I met Karl Fleming when he dropped by the newsroom at The Wilson Daily Times sometime back in the late 1980s or early 1990s. He was tall and handsome beneath a shock of silver hair and wore a gnarly, chiseled face that showed years of experience. He had flown into Wilson from Los Angeles to visit his mother and had dropped by the newspaper because that's where he got his start in the late 1940s. He introduced himself and talked journalism and old times with me, and I was warmed by the glow of his personality. Just for fun, he decided to accompany a young reporter to a town board meeting, and he gave her some coaching in the craft of reporting.
More than a decade later, Karl resumed his on-and-off correspondence with me to announce that he had written a memoir, and he sent me a pre-publication copy. "Son of the Rough South: An Uncivil Memoir" did not portray Wilson in the late 1940s and early 1950s in a positive light. There was plenty of racism and plenty of poverty, and the racism seeped into the newspaper, where he was told to never refer to black residents by their surname, only by their first name.

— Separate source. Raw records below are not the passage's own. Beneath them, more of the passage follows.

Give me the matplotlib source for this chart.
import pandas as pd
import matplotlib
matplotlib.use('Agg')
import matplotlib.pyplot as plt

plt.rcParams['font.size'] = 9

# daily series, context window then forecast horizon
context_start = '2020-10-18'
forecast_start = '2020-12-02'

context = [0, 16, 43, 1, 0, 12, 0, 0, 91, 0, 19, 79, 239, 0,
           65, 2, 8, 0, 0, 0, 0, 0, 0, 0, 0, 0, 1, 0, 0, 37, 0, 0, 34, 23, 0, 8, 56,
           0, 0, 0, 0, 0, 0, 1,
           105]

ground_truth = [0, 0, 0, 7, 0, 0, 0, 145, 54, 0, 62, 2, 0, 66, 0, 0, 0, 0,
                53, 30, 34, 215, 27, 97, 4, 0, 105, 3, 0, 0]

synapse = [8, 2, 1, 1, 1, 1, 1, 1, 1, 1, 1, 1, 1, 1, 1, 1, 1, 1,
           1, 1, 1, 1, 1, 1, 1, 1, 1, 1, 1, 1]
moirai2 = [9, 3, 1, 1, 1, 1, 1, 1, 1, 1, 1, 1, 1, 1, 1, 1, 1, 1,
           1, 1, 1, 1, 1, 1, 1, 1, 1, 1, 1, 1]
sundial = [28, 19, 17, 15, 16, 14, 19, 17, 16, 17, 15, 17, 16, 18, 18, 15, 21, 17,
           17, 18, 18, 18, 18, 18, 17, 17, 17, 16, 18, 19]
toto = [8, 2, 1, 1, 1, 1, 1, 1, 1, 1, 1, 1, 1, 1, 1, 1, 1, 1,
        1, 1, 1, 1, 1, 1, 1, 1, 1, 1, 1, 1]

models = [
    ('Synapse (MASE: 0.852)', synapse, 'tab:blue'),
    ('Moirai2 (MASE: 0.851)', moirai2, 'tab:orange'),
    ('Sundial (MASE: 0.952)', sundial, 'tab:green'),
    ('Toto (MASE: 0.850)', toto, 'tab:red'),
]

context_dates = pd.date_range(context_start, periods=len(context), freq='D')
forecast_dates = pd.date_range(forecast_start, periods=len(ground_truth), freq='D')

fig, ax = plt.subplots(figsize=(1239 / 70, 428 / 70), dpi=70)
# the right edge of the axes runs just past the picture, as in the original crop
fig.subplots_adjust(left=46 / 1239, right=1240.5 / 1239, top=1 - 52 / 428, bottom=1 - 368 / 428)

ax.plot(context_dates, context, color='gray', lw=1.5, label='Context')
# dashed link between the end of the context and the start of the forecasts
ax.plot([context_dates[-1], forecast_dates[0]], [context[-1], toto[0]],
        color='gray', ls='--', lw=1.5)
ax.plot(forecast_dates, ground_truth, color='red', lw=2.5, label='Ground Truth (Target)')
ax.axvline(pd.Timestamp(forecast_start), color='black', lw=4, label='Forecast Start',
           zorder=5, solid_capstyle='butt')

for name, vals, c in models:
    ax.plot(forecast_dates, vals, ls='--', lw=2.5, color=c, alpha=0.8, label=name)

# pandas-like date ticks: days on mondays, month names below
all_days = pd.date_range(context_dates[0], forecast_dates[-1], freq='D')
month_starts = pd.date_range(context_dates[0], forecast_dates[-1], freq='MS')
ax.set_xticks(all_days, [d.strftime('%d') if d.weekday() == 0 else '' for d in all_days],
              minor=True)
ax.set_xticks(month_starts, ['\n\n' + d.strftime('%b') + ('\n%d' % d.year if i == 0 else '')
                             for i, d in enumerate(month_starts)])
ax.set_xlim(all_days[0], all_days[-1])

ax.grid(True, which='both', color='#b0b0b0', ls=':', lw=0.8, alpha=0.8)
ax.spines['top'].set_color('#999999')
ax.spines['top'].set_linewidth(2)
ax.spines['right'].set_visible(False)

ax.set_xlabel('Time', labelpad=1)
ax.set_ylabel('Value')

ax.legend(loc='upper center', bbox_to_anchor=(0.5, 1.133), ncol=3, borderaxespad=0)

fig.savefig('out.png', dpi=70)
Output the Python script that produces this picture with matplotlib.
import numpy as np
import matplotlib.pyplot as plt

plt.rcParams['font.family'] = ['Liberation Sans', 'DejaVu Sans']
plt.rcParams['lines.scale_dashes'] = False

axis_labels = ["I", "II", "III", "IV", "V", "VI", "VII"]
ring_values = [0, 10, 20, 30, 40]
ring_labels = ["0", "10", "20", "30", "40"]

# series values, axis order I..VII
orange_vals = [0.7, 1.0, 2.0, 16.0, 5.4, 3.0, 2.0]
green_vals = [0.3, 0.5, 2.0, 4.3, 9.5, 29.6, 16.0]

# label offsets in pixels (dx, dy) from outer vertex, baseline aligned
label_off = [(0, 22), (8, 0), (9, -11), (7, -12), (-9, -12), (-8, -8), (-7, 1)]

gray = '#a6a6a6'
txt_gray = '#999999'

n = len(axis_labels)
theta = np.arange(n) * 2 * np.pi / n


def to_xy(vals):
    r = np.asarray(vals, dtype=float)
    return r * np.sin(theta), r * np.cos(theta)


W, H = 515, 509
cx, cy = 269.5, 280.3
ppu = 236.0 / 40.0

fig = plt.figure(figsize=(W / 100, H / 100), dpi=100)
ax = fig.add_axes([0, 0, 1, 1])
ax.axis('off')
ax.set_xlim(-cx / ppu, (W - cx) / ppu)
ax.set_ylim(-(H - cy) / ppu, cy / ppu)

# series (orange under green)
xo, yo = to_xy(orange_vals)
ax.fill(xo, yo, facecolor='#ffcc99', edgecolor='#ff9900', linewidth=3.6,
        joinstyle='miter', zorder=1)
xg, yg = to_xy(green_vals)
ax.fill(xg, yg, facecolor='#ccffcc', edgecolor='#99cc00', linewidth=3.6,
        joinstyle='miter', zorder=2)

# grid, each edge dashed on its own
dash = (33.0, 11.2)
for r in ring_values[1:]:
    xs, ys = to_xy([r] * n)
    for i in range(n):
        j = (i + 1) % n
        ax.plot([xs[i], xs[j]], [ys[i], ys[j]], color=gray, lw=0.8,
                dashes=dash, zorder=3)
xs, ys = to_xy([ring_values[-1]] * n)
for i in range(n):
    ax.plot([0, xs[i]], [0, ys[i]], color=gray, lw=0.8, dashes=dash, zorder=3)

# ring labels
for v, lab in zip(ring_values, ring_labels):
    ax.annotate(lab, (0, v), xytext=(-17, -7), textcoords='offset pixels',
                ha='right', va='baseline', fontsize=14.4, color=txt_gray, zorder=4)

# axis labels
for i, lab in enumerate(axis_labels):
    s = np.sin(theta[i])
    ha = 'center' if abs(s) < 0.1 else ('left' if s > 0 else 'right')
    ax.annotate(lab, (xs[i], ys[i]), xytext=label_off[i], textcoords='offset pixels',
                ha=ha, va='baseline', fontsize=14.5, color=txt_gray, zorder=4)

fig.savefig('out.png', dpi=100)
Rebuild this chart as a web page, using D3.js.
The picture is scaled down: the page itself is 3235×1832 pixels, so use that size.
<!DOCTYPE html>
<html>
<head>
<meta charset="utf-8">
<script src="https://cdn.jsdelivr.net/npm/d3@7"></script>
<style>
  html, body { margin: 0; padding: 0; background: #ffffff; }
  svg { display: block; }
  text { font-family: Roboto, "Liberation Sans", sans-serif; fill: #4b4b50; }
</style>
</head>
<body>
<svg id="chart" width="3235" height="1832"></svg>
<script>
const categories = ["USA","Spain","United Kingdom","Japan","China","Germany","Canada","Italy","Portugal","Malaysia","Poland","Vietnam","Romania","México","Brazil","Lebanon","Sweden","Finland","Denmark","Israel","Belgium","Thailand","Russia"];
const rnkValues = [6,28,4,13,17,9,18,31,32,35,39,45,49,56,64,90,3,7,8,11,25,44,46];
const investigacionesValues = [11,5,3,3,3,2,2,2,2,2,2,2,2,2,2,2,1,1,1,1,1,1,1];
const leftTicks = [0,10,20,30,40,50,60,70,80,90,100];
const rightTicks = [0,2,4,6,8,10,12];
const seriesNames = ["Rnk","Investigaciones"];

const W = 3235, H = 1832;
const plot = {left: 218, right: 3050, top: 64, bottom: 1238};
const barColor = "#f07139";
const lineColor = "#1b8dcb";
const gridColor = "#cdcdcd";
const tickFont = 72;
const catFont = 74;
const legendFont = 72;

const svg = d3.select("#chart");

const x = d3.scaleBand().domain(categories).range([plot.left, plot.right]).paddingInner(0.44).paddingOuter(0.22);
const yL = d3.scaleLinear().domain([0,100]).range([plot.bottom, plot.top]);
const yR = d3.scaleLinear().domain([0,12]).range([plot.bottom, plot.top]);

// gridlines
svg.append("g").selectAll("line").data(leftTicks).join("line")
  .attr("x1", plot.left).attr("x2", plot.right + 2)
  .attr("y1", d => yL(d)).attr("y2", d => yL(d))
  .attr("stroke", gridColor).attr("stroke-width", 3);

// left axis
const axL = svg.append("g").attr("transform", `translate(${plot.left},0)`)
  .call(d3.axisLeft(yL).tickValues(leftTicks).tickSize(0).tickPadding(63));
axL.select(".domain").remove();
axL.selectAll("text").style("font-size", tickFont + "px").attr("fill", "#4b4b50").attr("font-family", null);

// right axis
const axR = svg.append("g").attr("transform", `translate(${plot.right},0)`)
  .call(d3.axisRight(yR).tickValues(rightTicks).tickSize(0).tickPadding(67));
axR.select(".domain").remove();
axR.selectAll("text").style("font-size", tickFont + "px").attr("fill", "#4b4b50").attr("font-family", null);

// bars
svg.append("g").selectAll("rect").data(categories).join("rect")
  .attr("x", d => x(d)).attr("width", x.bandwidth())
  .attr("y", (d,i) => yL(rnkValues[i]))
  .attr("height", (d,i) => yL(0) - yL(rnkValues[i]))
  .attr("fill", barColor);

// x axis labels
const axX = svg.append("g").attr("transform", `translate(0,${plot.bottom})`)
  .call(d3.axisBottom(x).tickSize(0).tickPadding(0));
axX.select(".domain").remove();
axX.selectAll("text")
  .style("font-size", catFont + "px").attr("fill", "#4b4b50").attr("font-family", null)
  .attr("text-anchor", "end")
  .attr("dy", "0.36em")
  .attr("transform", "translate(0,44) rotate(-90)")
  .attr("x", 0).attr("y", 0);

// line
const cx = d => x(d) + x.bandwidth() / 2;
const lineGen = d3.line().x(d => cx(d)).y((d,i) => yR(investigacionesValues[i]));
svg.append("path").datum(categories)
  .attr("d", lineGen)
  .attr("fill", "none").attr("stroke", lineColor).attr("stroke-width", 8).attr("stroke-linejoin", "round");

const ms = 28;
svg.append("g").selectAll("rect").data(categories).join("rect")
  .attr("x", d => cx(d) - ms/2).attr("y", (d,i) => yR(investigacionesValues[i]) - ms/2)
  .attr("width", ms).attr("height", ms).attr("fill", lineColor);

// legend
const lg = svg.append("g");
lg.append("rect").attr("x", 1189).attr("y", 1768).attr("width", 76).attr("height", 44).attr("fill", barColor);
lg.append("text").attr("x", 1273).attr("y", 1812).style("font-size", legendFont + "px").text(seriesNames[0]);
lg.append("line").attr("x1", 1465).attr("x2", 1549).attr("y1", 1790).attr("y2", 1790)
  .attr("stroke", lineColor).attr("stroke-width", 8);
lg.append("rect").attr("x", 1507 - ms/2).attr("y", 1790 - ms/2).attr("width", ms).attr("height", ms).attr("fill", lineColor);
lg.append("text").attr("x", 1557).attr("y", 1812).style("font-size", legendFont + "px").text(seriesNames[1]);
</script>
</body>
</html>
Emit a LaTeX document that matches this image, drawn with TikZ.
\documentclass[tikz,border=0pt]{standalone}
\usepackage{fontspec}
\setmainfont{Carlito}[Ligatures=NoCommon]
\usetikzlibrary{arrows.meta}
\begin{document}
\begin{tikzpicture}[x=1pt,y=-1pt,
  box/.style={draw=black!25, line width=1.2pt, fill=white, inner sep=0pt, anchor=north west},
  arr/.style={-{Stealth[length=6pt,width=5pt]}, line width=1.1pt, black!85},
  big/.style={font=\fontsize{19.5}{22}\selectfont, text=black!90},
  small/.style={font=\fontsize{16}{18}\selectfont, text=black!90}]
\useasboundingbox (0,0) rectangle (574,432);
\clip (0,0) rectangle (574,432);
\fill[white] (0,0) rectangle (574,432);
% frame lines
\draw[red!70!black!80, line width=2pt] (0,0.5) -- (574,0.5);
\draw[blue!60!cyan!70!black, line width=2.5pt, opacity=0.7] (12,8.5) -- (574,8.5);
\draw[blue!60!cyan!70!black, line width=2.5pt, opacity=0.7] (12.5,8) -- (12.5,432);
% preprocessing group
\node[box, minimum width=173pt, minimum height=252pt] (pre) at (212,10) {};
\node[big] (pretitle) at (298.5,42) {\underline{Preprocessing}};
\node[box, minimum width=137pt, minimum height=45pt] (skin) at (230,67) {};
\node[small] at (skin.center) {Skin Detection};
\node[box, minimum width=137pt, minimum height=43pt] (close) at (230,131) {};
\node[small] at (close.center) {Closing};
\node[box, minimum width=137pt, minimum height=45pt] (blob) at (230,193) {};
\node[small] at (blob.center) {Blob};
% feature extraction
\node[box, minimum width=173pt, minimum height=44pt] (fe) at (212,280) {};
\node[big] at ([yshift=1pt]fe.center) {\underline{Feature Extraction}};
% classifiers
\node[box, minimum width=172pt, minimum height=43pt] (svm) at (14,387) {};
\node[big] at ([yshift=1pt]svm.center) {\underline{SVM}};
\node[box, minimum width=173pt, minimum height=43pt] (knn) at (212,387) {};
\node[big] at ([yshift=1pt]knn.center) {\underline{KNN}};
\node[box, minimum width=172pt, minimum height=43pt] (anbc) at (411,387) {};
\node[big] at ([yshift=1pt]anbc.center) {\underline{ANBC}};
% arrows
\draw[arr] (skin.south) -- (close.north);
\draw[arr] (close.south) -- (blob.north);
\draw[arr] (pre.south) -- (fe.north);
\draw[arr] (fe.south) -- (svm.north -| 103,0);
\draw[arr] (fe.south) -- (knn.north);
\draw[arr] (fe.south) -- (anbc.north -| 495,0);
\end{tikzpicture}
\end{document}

But Karl learned the ropes of reporting and honed his writing skills here before bouncing about to other papers in Durham, Asheville and, eventually, Atlanta, where he was picked to be the Newsweek civil rights reporter just as the protests, demonstrations, violence and murders were beginning in the early 1960s. He got to know many of the prime players in the movement and in the establishment white opposition, and there were times when he feared for his life. He was one of many outstanding young reporters, including Claude Sitton (later Raleigh N&O editor) and David Halberstam, who brought the civil rights struggle into the homes of Americans. (Read this eulogy by Susan Estrich.)
When his book came out, I wrote an extensive article for the paper about Karl and his book. I talked to a few people who knew him and knew the paper during the time he was a reporter here, and some facts were in dispute, but no one could doubt Karl's sincerity and compassion. The book also told his compelling story about being placed in an orphanage when his mother, the same one he was visiting 50 years later, decided she could no longer care for him and his sister. He and I arranged for him to give a talk and promote his book at Barton College. That Christmas, my gift to my staff members was a hardback copy (the paperback had not come out yet) of Karl's book for each of them. I hoped it would help them understand Wilson's history and inspire them to aspire to the journalistic heights Karl reached.
Karl's "rough" life ended last weekend, and I got the news belatedly from an NPR broadcast that called him one of the last of the great civil rights reporters. I would have thought that his passing would have warranted bigger play, a longer obituary, maybe some heartfelt eulogies. But despite his courageous and unselfish reporting about a seminal era in American history, Karl never won a Pulitzer and never became widely known outside journalistic circles. His highly readable and historically important book never became a bestseller, and that is the saddest thing of all.